28 March 2018
September's $4 billion two-tranche bond from the Mexico City Airport Trust was the biggest corporate green bond to come to market and double the size of the company's inaugural green issue in 2016.
Issuer: Mexico City Airport Trust
Size: $4 billion
Maturity: 30 April 2028 ($1 billion) and 31 July 2047 ($3 billion)
Coupon: 3.875% (2028 maturity); 5.5% (2047 maturity)
Use of proceeds: Sustainable buildings, renewable energy, energy efficiency, water and wastewater management, pollution prevention and control, conservation and biodiversity.
Credit rating: Baa1 (Moody's), BBB+ (S&P), BBB+ (Fitch)
Lead managers: BBVA, Citigroup, HSBC, JP Morgan, Santander
Other managers: Crédit Agricole CIB, Inversora Bursátil, S.A. de C.V., Casa de Bolsa, Grupo Financiero, MUFG Securities, Scotia Capital
External review: Sustainalytics, Moody's, S&P
About $5.6 billion of the combined $6 billion proceeds from the bonds is earmarked for green buildings, with $188 million for energy efficiency projects, about $22 million for solar power generation, and the remainder for water treatment and conservation.
The developer's aim is to build the world's most sustainable airport, and is planning for it to qualify for LEED platinum certification. It plans to power the development wholly from renewable sources of energy while cutting water consumption by 30% and energy consumption by 40% compared with the existing airport. It claims it will also help prevent local flooding.
S&P gave the bonds an overall score of E1/77, which is at the top of its 'Green Evaluation' scale of E1 to E4.
"In our view, the project's favourable positive impact on energy and emissions savings, as well as the strong governance framework and transparent reporting mechanisms, positions it at the top end of our scale," the agency says.
"The new build consists of multiple technologies that sit at the top of our carbon hierarchy, contributing to an above-average mitigation score," said S&P analyst Candela Macchi.
Moody's Investors Service is also enthusiastic.
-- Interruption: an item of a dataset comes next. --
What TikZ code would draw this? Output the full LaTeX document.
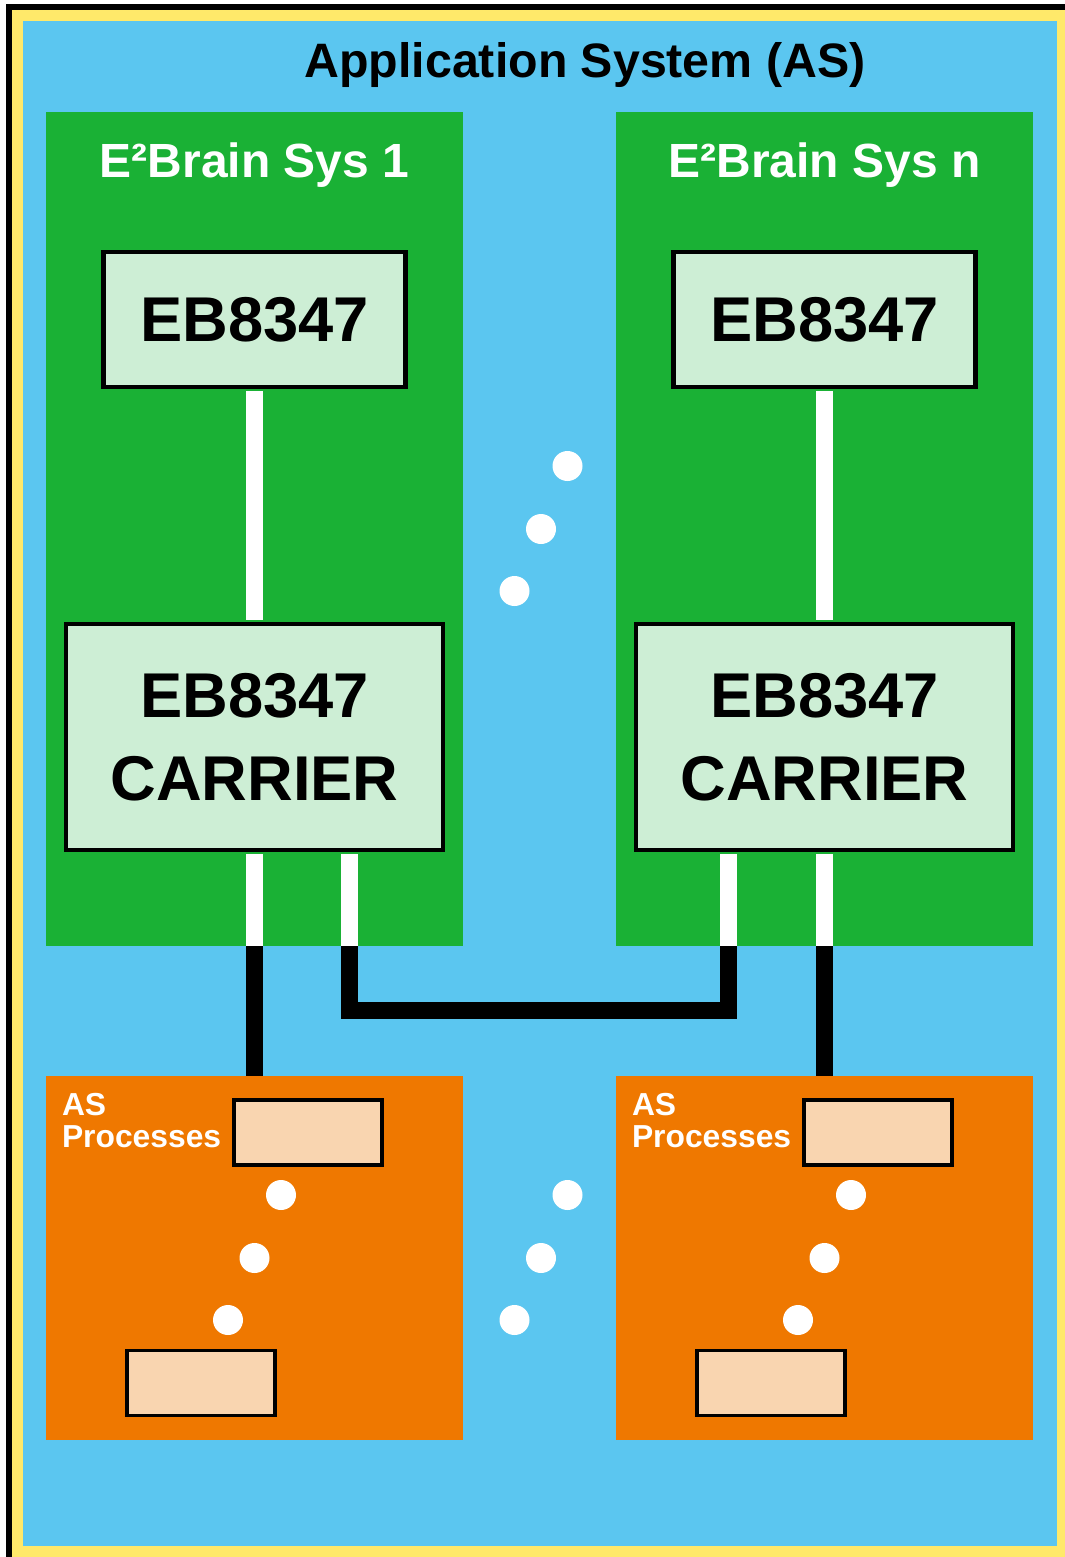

It has assigned both the 2017 and 2016 bonds a Green Bond Assessment of GB1 (excellent).
Sustainalytics, while acknowledging the impact on greenhouse gas emissions of extra flights and additional road traffic arising from the larger airport, confirmed that the underlying green bond framework aligns with the Green Bond Principles.
The September transaction was well received by investors, as it was only the fifth green bond deal from a Mexican issuer and came just three months after local insurers, pension funds, and development banks appealed for more action to develop the local green bond market.